- _Work to be completed_
Exactly reproduce the lines that run from the one containing "Convert this chart" through the one containing "teal_band = '#00A0AE'", ends included, with no pictures.

+++ Provided entries +++

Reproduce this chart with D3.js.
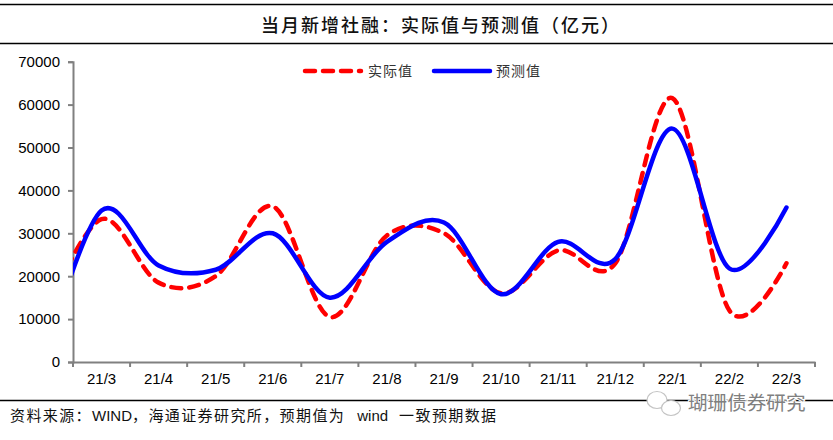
<!DOCTYPE html>
<html><head><meta charset="utf-8">
<script src="https://cdn.jsdelivr.net/npm/d3@7"></script>
<style>
html,body{margin:0;padding:0;background:#fff}
svg{display:block}
</style></head><body>
<svg id="c" width="833" height="440"></svg>
<script>
const categories=["21/3","21/4","21/5","21/6","21/7","21/8","21/9","21/10","21/11","21/12","22/1","22/2","22/3"];
const actual=[33300,18500,20000,36300,10500,29500,30000,16000,26000,23000,61500,12000,23000];
const forecast=[35300,22500,21500,30000,15000,28000,32500,15800,28000,24000,54400,21800,36000];
// month before the visible range: only its run-in shows, clipped at the axis
const priorMonth="21/2";
const actualPrior=10600;
const forecastPrior=900;
const yTicks=[0,10000,20000,30000,40000,50000,60000,70000];
const cjk='"Noto Sans CJK SC","Liberation Sans",sans-serif';
const latin='"Liberation Sans",Arial,sans-serif';

const svg=d3.select("#c");
const L=73,R=815,T=61.7,B=362;
const band=d3.scaleBand().domain(categories).range([L,R]);
const x=c=>c===priorMonth?L-band.bandwidth()/2:band(c)+band.bandwidth()/2;
const y=d3.scaleLinear().domain([0,70000]).range([B,T]);

// rules
[4.5,43.5,400.5].forEach(v=>svg.append("line").attr("x1",0).attr("x2",833).attr("y1",v).attr("y2",v).attr("stroke","#000").attr("stroke-width",1.3));

// title
svg.append("text").attr("x",261).attr("y",32)
 .attr("font-family",cjk).attr("font-size",18).attr("font-weight",500).attr("letter-spacing",2).attr("fill","#111")
 .text("当月新增社融：实际值与预测值（亿元）");

// axes
const gy=svg.append("g").attr("transform",`translate(${L},0)`)
 .call(d3.axisLeft(y).tickValues(yTicks).tickFormat(d3.format("d")).tickSize(5).tickPadding(8));
const gx=svg.append("g").attr("transform",`translate(0,${B})`)
 .call(d3.axisBottom(band).tickSize(0).tickPadding(11));
const edges=categories.map(c=>band(c)).concat([R]);
gx.selectAll("line.edge").data(edges).enter().append("line").attr("class","edge")
 .attr("x1",d=>d).attr("x2",d=>d).attr("y1",0).attr("y2",5);
[gy,gx].forEach(g=>{
 g.selectAll("path").attr("stroke","#808080").attr("stroke-width",2);
 g.selectAll("line").attr("stroke","#808080").attr("stroke-width",2);
 g.selectAll("text").attr("font-family",latin).attr("font-size",15).attr("fill","#000");
});
gy.selectAll("text").attr("dy","0.32em");

// series
svg.append("clipPath").attr("id","plot").append("rect").attr("x",L).attr("y",0).attr("width",833-L).attr("height",B);
const line=d3.line().x(d=>x(d.c)).y(d=>y(d.v)).curve(d3.curveCatmullRom.alpha(0));
const rows=(prior,vals)=>[{c:priorMonth,v:prior}].concat(vals.map((v,i)=>({c:categories[i],v})));
const plot=svg.append("g").attr("clip-path","url(#plot)");
plot.append("path").datum(rows(actualPrior,actual)).attr("d",line).attr("fill","none")
 .attr("stroke","#ff0000").attr("stroke-width",4.5).attr("stroke-linecap","round").attr("stroke-dasharray","10 8");
plot.append("path").datum(rows(forecastPrior,forecast)).attr("d",line).attr("fill","none")
 .attr("stroke","#0000ff").attr("stroke-width",4.5).attr("stroke-linecap","round");

// legend
const legY=71;
svg.append("line").attr("x1",305).attr("x2",361).attr("y1",legY).attr("y2",legY)
 .attr("stroke","#ff0000").attr("stroke-width",4.5).attr("stroke-linecap","round").attr("stroke-dasharray","10 8");
svg.append("line").attr("x1",434).attr("x2",490).attr("y1",legY).attr("y2",legY)
 .attr("stroke","#0000ff").attr("stroke-width",4.5).attr("stroke-linecap","round");
[["实际值",368],["预测值",496]].forEach(([t,px])=>svg.append("text").attr("x",px).attr("y",legY+5)
 .attr("font-family",cjk).attr("font-size",14).attr("letter-spacing",1).attr("fill","#333").text(t));

// source
const src=svg.append("text").attr("x",10).attr("y",421).attr("font-family",latin).attr("font-size",15).attr("fill","#111");
[["资料来源：",1],["WIND",0],["，海通证券研究所，预期值为",1],["wind",0,12],["一致预期数据",1,11]].forEach(([t,cn,dx])=>{
 const s=src.append("tspan").text(t);
 if(cn) s.attr("font-family",cjk).attr("letter-spacing",1.4);
 if(dx) s.attr("dx",dx);
});

// watermark
const wm=svg.append("g").attr("fill","#fff").attr("stroke","#c4c4c4").attr("stroke-width",1.2);
wm.append("ellipse").attr("cx",657).attr("cy",400).attr("rx",10).attr("ry",8.5);
wm.append("ellipse").attr("cx",671).attr("cy",408).attr("rx",9.5).attr("ry",7.5);
svg.append("text").attr("x",688).attr("y",410).attr("font-family",cjk).attr("font-size",19.6).attr("fill","#808080")
 .attr("stroke","#fff").attr("stroke-width",2).attr("paint-order","stroke")
 .text("瑚珊债券研究");
</script></body></html>
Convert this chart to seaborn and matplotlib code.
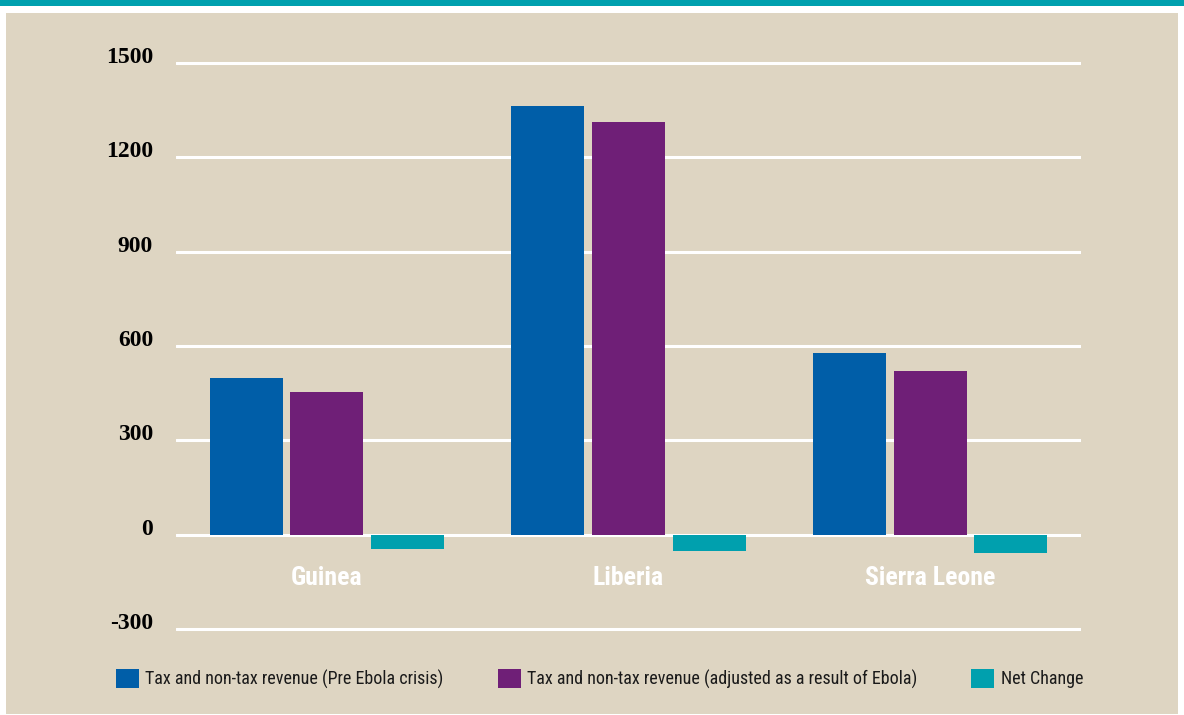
import matplotlib
matplotlib.use('Agg')
import matplotlib.pyplot as plt
from matplotlib.patches import Rectangle, Patch
import pandas as pd
import seaborn as sns

# Data
countries = ['Guinea', 'Liberia', 'Sierra Leone']
series_names = ['Tax and non-tax revenue (Pre Ebola crisis)',
                'Tax and non-tax revenue (adjusted as a result of Ebola)',
                'Net Change']
pre_ebola = [499, 1363, 578]
adjusted = [454, 1312, 521]
net_change = [-45, -51, -57]
yticks = [-300, 0, 300, 600, 900, 1200, 1500]

colors = ['#005EA8', '#6F1F77', '#00A0AE']
beige = '#DED5C2'
teal_band = '#00A0AE'

df = pd.DataFrame({
    'country': countries * 3,
    'series': [series_names[0]] * 3 + [series_names[1]] * 3 + [series_names[2]] * 3,
    'value': pre_ebola + adjusted + net_change,
})

sns.set_style('white')
# condensed sans if one is around, otherwise Noto Sans
narrow = ['Noto Sans Condensed', 'Roboto Condensed', 'Liberation Sans Narrow', 'Noto Sans', 'DejaVu Sans']
plt.rcParams['font.family'] = narrow
plt.rcParams['font.stretch'] = 'condensed'

fig = plt.figure(figsize=(11.84, 7.15), dpi=100, facecolor='white')
# page background: teal band on top, beige panel below
fig.add_artist(Rectangle((0, 1 - 6 / 715), 1, 6 / 715, transform=fig.transFigure,
                         facecolor=teal_band, edgecolor='none', zorder=-10))
fig.add_artist(Rectangle((6 / 1184, 1 / 715), 1172 / 1184, 701 / 715, transform=fig.transFigure,
                         facecolor=beige, edgecolor='none', zorder=-10))

ax = fig.add_axes([176 / 1184, 0.1159, 905 / 1184, 0.8004])
ax.patch.set_alpha(0)

sns.barplot(data=df, x='country', y='value', hue='series', hue_order=series_names,
            palette=colors, saturation=1, width=0.802, gap=0.093, linewidth=0,
            legend=False, ax=ax)

ax.set_xlim(-0.5, 2.5)
ax.set_ylim(-310, 1510)
ax.set_xticks([])
ax.set_xlabel('')
ax.set_ylabel('')
for s in ax.spines.values():
    s.set_visible(False)

ax.set_yticks(yticks)
ax.set_yticklabels([str(v) for v in yticks], fontfamily='Liberation Serif',
                   fontweight='bold', fontsize=17, fontstretch='normal',
                   color='black', va='baseline')
ax.set_axisbelow(True)
ax.yaxis.grid(True, color='white', linewidth=2.2)
ax.tick_params(axis='y', length=0, pad=16.5)

# country names in white inside the plot
for i, c in enumerate(countries):
    ax.text(i, -159, c, ha='center', va='baseline', color='white',
            fontsize=18.5, fontweight='bold')

handles = [Patch(facecolor=col, edgecolor='none') for col in colors]
fig.legend(handles, series_names, loc='center left', bbox_to_anchor=(116 / 1184, 0.051),
           ncol=3, frameon=False, fontsize=13, handlelength=1.27, handleheight=1.27,
           handletextpad=0.35, columnspacing=3.0, borderpad=0, borderaxespad=0,
           labelcolor='#1a1a1a')

fig.savefig('out.png', dpi=100, facecolor='white')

+++

- _Problem solution_
Convert this chart to seaborn and matplotlib code.
import matplotlib
matplotlib.use('Agg')
import matplotlib.pyplot as plt
from matplotlib.patches import Rectangle, Patch
import pandas as pd
import seaborn as sns

# Data
countries = ['Guinea', 'Liberia', 'Sierra Leone']
series_names = ['Tax and non-tax revenue (Pre Ebola crisis)',
                'Tax and non-tax revenue (adjusted as a result of Ebola)',
                'Net Change']
pre_ebola = [499, 1363, 578]
adjusted = [454, 1312, 521]
net_change = [-45, -51, -57]
yticks = [-300, 0, 300, 600, 900, 1200, 1500]

colors = ['#005EA8', '#6F1F77', '#00A0AE']
beige = '#DED5C2'
teal_band = '#00A0AE'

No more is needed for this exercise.